━━━━━ DATA BLOCK ━━━━━

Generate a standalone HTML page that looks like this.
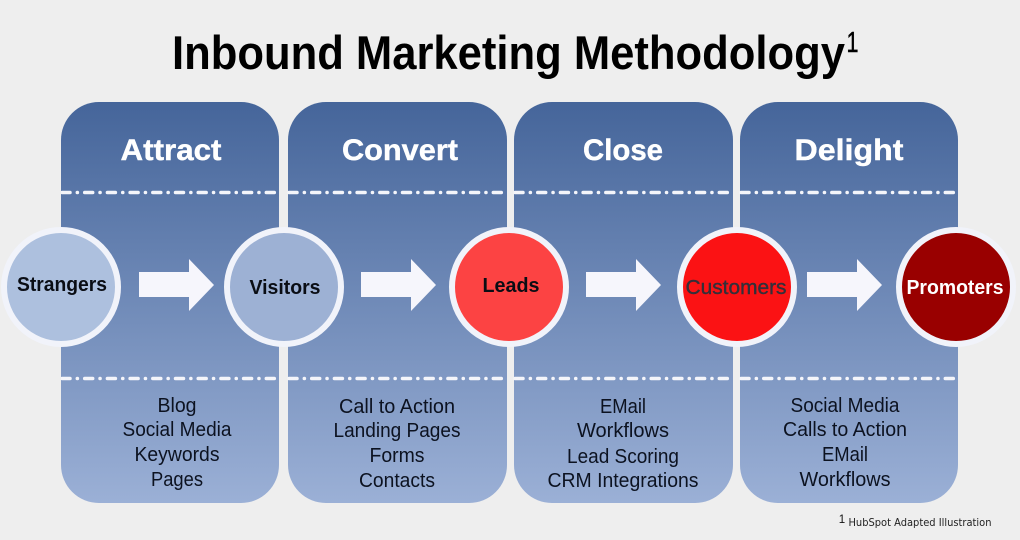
<!DOCTYPE html>
<html><head><meta charset="utf-8"><style>
html,body{margin:0;padding:0;background:#eeeeee}
svg{display:block}
text{font-family:"Liberation Sans",sans-serif;text-anchor:middle}
.h{font-size:30px;font-weight:bold;fill:#fff;stroke:#fff;stroke-width:.4}
.l{font-size:20px;fill:#0c1220}
.n{font-size:20px;font-weight:bold;fill:#0a0d14}
</style></head><body>
<svg width="1020" height="540" viewBox="0 0 1020 540" xmlns="http://www.w3.org/2000/svg">
<defs><linearGradient id="g" x1="0" y1="0" x2="0" y2="1"><stop offset="0" stop-color="#45659a"/><stop offset="1" stop-color="#9bb0d6"/></linearGradient>
<clipPath id="c"><rect x="61" y="180" width="897" height="210"/></clipPath></defs>
<rect width="1020" height="540" fill="#eeeeee"/>
<text x="508.500" y="69" font-size="47" font-weight="bold" fill="#000" textLength="673" lengthAdjust="spacingAndGlyphs">Inbound Marketing Methodology</text>
<text x="852.500" y="52" font-size="29" fill="#000" stroke="#000" stroke-width=".5" textLength="12" lengthAdjust="spacingAndGlyphs">1</text>
<rect x="61" y="102" width="218" height="401" rx="38" fill="url(#g)"/>
<rect x="288" y="102" width="219" height="401" rx="38" fill="url(#g)"/>
<rect x="514" y="102" width="219" height="401" rx="38" fill="url(#g)"/>
<rect x="740" y="102" width="218" height="401" rx="38" fill="url(#g)"/>
<g stroke="#f4f5fa" stroke-width="3.500" stroke-linecap="round" stroke-dasharray="8 7.300 0.100 7.300" fill="none" clip-path="url(#c)">
<path d="M62 192.500H279"/><path d="M289 192.500H507"/><path d="M515 192.500H733"/><path d="M741 192.500H956"/>
<path d="M62 378.500H279"/><path d="M289 378.500H507"/><path d="M515 378.500H733"/><path d="M741 378.500H956"/>
</g>
<text class="h" x="171" y="160" textLength="101" lengthAdjust="spacingAndGlyphs">Attract</text>
<text class="h" x="400" y="160" textLength="116" lengthAdjust="spacingAndGlyphs">Convert</text>
<text class="h" x="623" y="160" textLength="80" lengthAdjust="spacingAndGlyphs">Close</text>
<text class="h" x="849" y="160" textLength="109" lengthAdjust="spacingAndGlyphs">Delight</text>
<g fill="#f6f6fc">
<path d="M139 272H189V259L214 285L189 311V297H139Z"/>
<path d="M361 272H411V259L436 285L411 311V297H361Z"/>
<path d="M586 272H636V259L661 285L636 311V297H586Z"/>
<path d="M807 272H857V259L882 285L857 311V297H807Z"/>
</g>
<g stroke="#f1f3fa" stroke-width="6">
<circle cx="61" cy="287" r="57" fill="#adc0de"/>
<circle cx="284" cy="287" r="57" fill="#9db1d4"/>
<circle cx="509" cy="287" r="57" fill="#fc4343"/>
<circle cx="737" cy="287" r="57" fill="#fb1214"/>
<circle cx="956" cy="287" r="57" fill="#990000"/>
</g>
<text class="n" x="62" y="291" textLength="90" lengthAdjust="spacingAndGlyphs">Strangers</text>
<text class="n" x="285" y="294" textLength="71" lengthAdjust="spacingAndGlyphs">Visitors</text>
<text class="n" x="511" y="292" textLength="57" lengthAdjust="spacingAndGlyphs">Leads</text>
<text class="n" x="736" y="294" textLength="101" lengthAdjust="spacingAndGlyphs" style="fill:#33303a;font-weight:normal;stroke:#33303a;stroke-width:.4">Customers</text>
<text class="n" x="955" y="294" textLength="97" lengthAdjust="spacingAndGlyphs" style="fill:#fff">Promoters</text>
<text class="l" x="177" y="412" textLength="39" lengthAdjust="spacingAndGlyphs">Blog</text>
<text class="l" x="177" y="436" textLength="109" lengthAdjust="spacingAndGlyphs">Social Media</text>
<text class="l" x="177" y="461" textLength="85" lengthAdjust="spacingAndGlyphs">Keywords</text>
<text class="l" x="177" y="486" textLength="52" lengthAdjust="spacingAndGlyphs">Pages</text>
<text class="l" x="397" y="413" textLength="116" lengthAdjust="spacingAndGlyphs">Call to Action</text>
<text class="l" x="397" y="437" textLength="127" lengthAdjust="spacingAndGlyphs">Landing Pages</text>
<text class="l" x="397" y="462" textLength="55" lengthAdjust="spacingAndGlyphs">Forms</text>
<text class="l" x="397" y="487" textLength="76" lengthAdjust="spacingAndGlyphs">Contacts</text>
<text class="l" x="623" y="413" textLength="46" lengthAdjust="spacingAndGlyphs">EMail</text>
<text class="l" x="623" y="437" textLength="92" lengthAdjust="spacingAndGlyphs">Workflows</text>
<text class="l" x="623" y="463" textLength="112" lengthAdjust="spacingAndGlyphs">Lead Scoring</text>
<text class="l" x="623" y="487" textLength="151" lengthAdjust="spacingAndGlyphs">CRM Integrations</text>
<text class="l" x="845" y="412" textLength="109" lengthAdjust="spacingAndGlyphs">Social Media</text>
<text class="l" x="845" y="436" textLength="124" lengthAdjust="spacingAndGlyphs">Calls to Action</text>
<text class="l" x="845" y="461" textLength="46" lengthAdjust="spacingAndGlyphs">EMail</text>
<text class="l" x="845" y="486" textLength="91" lengthAdjust="spacingAndGlyphs">Workflows</text>
<text x="842" y="523" font-size="11.500" fill="#111">1</text>
<text x="920" y="526" font-size="10.500" fill="#222" textLength="143" lengthAdjust="spacingAndGlyphs" style="font-family:'DejaVu Sans',sans-serif">HubSpot Adapted Illustration</text>
</svg>
</body></html>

━━━━━

REQUIREMENT -> Reproduce every line exactly and omit all pictures.

RESULT FOR THIS TASK ->
Generate a standalone HTML page that looks like this.
<!DOCTYPE html>
<html><head><meta charset="utf-8"><style>
html,body{margin:0;padding:0;background:#eeeeee}
svg{display:block}
text{font-family:"Liberation Sans",sans-serif;text-anchor:middle}
.h{font-size:30px;font-weight:bold;fill:#fff;stroke:#fff;stroke-width:.4}
.l{font-size:20px;fill:#0c1220}
.n{font-size:20px;font-weight:bold;fill:#0a0d14}
</style></head><body>
<svg width="1020" height="540" viewBox="0 0 1020 540" xmlns="http://www.w3.org/2000/svg">
<defs><linearGradient id="g" x1="0" y1="0" x2="0" y2="1"><stop offset="0" stop-color="#45659a"/><stop offset="1" stop-color="#9bb0d6"/></linearGradient>
<clipPath id="c"><rect x="61" y="180" width="897" height="210"/></clipPath></defs>
<rect width="1020" height="540" fill="#eeeeee"/>
<text x="508.500" y="69" font-size="47" font-weight="bold" fill="#000" textLength="673" lengthAdjust="spacingAndGlyphs">Inbound Marketing Methodology</text>
<text x="852.500" y="52" font-size="29" fill="#000" stroke="#000" stroke-width=".5" textLength="12" lengthAdjust="spacingAndGlyphs">1</text>
<rect x="61" y="102" width="218" height="401" rx="38" fill="url(#g)"/>
<rect x="288" y="102" width="219" height="401" rx="38" fill="url(#g)"/>
<rect x="514" y="102" width="219" height="401" rx="38" fill="url(#g)"/>
<rect x="740" y="102" width="218" height="401" rx="38" fill="url(#g)"/>
<g stroke="#f4f5fa" stroke-width="3.500" stroke-linecap="round" stroke-dasharray="8 7.300 0.100 7.300" fill="none" clip-path="url(#c)">
<path d="M62 192.500H279"/><path d="M289 192.500H507"/><path d="M515 192.500H733"/><path d="M741 192.500H956"/>
<path d="M62 378.500H279"/><path d="M289 378.500H507"/><path d="M515 378.500H733"/><path d="M741 378.500H956"/>
</g>
<text class="h" x="171" y="160" textLength="101" lengthAdjust="spacingAndGlyphs">Attract</text>
<text class="h" x="400" y="160" textLength="116" lengthAdjust="spacingAndGlyphs">Convert</text>
<text class="h" x="623" y="160" textLength="80" lengthAdjust="spacingAndGlyphs">Close</text>
<text class="h" x="849" y="160" textLength="109" lengthAdjust="spacingAndGlyphs">Delight</text>
<g fill="#f6f6fc">
<path d="M139 272H189V259L214 285L189 311V297H139Z"/>
<path d="M361 272H411V259L436 285L411 311V297H361Z"/>
<path d="M586 272H636V259L661 285L636 311V297H586Z"/>
<path d="M807 272H857V259L882 285L857 311V297H807Z"/>
</g>
<g stroke="#f1f3fa" stroke-width="6">
<circle cx="61" cy="287" r="57" fill="#adc0de"/>
<circle cx="284" cy="287" r="57" fill="#9db1d4"/>
<circle cx="509" cy="287" r="57" fill="#fc4343"/>
<circle cx="737" cy="287" r="57" fill="#fb1214"/>
<circle cx="956" cy="287" r="57" fill="#990000"/>
</g>
<text class="n" x="62" y="291" textLength="90" lengthAdjust="spacingAndGlyphs">Strangers</text>
<text class="n" x="285" y="294" textLength="71" lengthAdjust="spacingAndGlyphs">Visitors</text>
<text class="n" x="511" y="292" textLength="57" lengthAdjust="spacingAndGlyphs">Leads</text>
<text class="n" x="736" y="294" textLength="101" lengthAdjust="spacingAndGlyphs" style="fill:#33303a;font-weight:normal;stroke:#33303a;stroke-width:.4">Customers</text>
<text class="n" x="955" y="294" textLength="97" lengthAdjust="spacingAndGlyphs" style="fill:#fff">Promoters</text>
<text class="l" x="177" y="412" textLength="39" lengthAdjust="spacingAndGlyphs">Blog</text>
<text class="l" x="177" y="436" textLength="109" lengthAdjust="spacingAndGlyphs">Social Media</text>
<text class="l" x="177" y="461" textLength="85" lengthAdjust="spacingAndGlyphs">Keywords</text>
<text class="l" x="177" y="486" textLength="52" lengthAdjust="spacingAndGlyphs">Pages</text>
<text class="l" x="397" y="413" textLength="116" lengthAdjust="spacingAndGlyphs">Call to Action</text>
<text class="l" x="397" y="437" textLength="127" lengthAdjust="spacingAndGlyphs">Landing Pages</text>
<text class="l" x="397" y="462" textLength="55" lengthAdjust="spacingAndGlyphs">Forms</text>
<text class="l" x="397" y="487" textLength="76" lengthAdjust="spacingAndGlyphs">Contacts</text>
<text class="l" x="623" y="413" textLength="46" lengthAdjust="spacingAndGlyphs">EMail</text>
<text class="l" x="623" y="437" textLength="92" lengthAdjust="spacingAndGlyphs">Workflows</text>
<text class="l" x="623" y="463" textLength="112" lengthAdjust="spacingAndGlyphs">Lead Scoring</text>
<text class="l" x="623" y="487" textLength="151" lengthAdjust="spacingAndGlyphs">CRM Integrations</text>
<text class="l" x="845" y="412" textLength="109" lengthAdjust="spacingAndGlyphs">Social Media</text>
<text class="l" x="845" y="436" textLength="124" lengthAdjust="spacingAndGlyphs">Calls to Action</text>
<text class="l" x="845" y="461" textLength="46" lengthAdjust="spacingAndGlyphs">EMail</text>
<text class="l" x="845" y="486" textLength="91" lengthAdjust="spacingAndGlyphs">Workflows</text>
<text x="842" y="523" font-size="11.500" fill="#111">1</text>
<text x="920" y="526" font-size="10.500" fill="#222" textLength="143" lengthAdjust="spacingAndGlyphs" style="font-family:'DejaVu Sans',sans-serif">HubSpot Adapted Illustration</text>
</svg>
</body></html>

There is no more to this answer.